“Each time Satan tempted Him, Jesus responded by countering Satan with God’s Word. Many of us in reading this passage might deduce that it teaches us to counter temptation with God’s Word. While it is true that we should defeat lies with the truth (Ephesians 6:16), there is more in this passage than simply copying how Jesus responded to Satan.”
What does it mean to you that Jesus faced temptation? The fact that Jesus experienced temptations is important for our salvation as well as for our own daily battles with temptation. The writer of Hebrews captured the significance of this vital aspect of Christ’s ministry when he wrote: “For we do not have a High Priest who is unable to sympathize with our weaknesses, but one who in every respect has been tempted as we are, yet without sin” (Hebrews 4:15).
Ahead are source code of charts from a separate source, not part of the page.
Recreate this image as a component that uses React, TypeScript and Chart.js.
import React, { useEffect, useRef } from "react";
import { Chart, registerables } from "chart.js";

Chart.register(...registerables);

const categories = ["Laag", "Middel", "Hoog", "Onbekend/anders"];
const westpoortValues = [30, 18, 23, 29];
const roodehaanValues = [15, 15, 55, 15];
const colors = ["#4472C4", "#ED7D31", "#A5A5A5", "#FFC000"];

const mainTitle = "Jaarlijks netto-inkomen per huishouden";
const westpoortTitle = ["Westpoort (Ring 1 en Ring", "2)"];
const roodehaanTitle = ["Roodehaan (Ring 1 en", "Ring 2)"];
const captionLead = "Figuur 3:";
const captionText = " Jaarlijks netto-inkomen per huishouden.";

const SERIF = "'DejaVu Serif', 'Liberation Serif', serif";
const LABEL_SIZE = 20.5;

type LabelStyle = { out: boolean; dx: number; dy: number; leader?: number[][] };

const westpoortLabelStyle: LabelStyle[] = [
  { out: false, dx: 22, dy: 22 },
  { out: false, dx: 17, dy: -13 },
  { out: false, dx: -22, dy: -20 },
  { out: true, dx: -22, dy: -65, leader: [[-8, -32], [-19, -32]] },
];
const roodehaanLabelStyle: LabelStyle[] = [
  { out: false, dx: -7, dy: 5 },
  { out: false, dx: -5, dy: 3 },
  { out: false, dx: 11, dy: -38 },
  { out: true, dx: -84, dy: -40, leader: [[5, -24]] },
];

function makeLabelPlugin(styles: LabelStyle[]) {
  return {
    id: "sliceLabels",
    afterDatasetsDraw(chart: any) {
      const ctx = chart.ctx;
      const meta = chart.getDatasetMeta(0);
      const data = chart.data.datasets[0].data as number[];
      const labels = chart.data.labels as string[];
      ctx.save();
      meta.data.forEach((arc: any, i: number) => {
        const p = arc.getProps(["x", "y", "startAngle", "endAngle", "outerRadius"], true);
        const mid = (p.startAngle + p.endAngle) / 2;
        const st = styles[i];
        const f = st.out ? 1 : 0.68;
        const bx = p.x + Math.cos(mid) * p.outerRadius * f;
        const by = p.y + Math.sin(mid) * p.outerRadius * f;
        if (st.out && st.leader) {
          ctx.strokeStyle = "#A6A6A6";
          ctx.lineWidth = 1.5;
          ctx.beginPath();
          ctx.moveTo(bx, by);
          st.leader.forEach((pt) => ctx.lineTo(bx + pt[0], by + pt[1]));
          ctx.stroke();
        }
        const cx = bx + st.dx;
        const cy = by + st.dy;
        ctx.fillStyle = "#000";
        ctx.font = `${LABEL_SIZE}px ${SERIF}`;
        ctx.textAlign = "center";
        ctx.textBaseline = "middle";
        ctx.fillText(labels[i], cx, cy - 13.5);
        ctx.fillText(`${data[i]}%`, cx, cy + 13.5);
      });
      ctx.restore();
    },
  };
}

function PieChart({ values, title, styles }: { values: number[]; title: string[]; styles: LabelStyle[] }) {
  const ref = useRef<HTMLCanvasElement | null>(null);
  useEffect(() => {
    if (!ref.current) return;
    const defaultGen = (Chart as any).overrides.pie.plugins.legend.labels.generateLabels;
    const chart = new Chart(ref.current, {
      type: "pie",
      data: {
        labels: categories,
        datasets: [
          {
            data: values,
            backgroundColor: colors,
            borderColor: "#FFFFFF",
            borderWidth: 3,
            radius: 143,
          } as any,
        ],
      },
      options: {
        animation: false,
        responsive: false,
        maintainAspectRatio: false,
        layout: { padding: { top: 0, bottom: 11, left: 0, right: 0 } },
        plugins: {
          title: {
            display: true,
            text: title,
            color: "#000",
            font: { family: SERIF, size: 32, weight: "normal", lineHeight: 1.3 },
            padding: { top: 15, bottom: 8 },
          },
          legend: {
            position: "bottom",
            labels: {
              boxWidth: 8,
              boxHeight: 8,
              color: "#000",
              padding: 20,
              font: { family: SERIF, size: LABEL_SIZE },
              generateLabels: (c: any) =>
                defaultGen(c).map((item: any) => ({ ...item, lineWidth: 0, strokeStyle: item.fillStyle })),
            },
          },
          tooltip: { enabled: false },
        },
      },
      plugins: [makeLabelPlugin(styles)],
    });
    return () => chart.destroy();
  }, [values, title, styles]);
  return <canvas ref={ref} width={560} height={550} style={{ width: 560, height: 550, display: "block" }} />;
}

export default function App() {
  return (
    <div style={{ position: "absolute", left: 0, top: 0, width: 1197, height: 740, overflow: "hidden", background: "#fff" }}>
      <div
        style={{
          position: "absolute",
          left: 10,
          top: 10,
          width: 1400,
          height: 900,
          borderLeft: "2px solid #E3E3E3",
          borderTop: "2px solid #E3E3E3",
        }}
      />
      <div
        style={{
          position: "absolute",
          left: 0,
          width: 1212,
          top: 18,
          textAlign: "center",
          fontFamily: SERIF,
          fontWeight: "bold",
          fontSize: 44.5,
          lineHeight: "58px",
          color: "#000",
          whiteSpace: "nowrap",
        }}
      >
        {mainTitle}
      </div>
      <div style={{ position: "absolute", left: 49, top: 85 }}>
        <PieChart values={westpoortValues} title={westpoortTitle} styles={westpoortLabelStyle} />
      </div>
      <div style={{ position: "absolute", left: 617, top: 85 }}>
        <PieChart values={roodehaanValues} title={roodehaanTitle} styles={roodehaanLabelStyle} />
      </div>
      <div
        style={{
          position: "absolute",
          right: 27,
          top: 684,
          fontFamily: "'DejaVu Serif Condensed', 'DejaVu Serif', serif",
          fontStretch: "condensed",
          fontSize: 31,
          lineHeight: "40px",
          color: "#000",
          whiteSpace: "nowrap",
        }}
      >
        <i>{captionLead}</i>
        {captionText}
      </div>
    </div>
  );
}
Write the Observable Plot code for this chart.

Consider all that the Scriptures teach us about this:
In the Wilderness
In Matthew 4, after He was baptized by the Spirit and honored by the Father, Jesus was led by the Spirit to the wilderness where He faced off with Satan. What a drastic change to go from a baptism to temptation! For forty days Jesus was without food and water. Satan found Him there and tempted Him to sin.
Matthew records three specific temptations Jesus endured. First, Satan tempted Jesus to turn stones into bread so that He could eat. Jesus responded, “It is written: ‘Man shall not live by bread alone, but by every word that comes from the mouth of God’” (vs. 4). Satan tempted Jesus a second time by telling Him to throw Himself from the top of the temple. Quoting Psalm 91, Satan said that the angels would catch Him. Jesus responded, “Again it is written: ‘You shall not put the Lord your God to the test” (vs. 7). And last, Satan tempted Jesus by offering Him the kingdoms of the world if He would only bow down and worship him. Jesus said, “Be gone, Satan! For it is written, ‘You shall worship the Lord your God and him only shall you serve’” (vs. 10).
Each time Satan tempted Him, Jesus responded by countering Satan with God’s Word. Many of us in reading this passage might deduce that it teaches us to counter temptation with God’s Word. While it is true that we should defeat lies with the truth (Ephesians 6:16), there is more in this passage than simply copying how Jesus responded to Satan.
A Perfect Savior
First, Jesus’ temptation in the wilderness should remind us of Adam and Eve’s encounter with Satan in the Garden. There too, Satan twisted God’s Word (Genesis 3:1). But unlike Adam, Jesus remained faithful and obedient to God. By resisting Satan’s temptation, Jesus became what Paul called the second or last Adam. (1 Corinthians 15:45). Jesus fulfilled what Adam could not do, “For as by the one man’s disobedience the many were made sinners, so by the one man’s obedience the many will be made righteous” (Romans 5:19). Adam failed as our representative in the Garden, bringing sin into the world. Jesus, by His perfect life lived for us, makes us acceptable to God once again.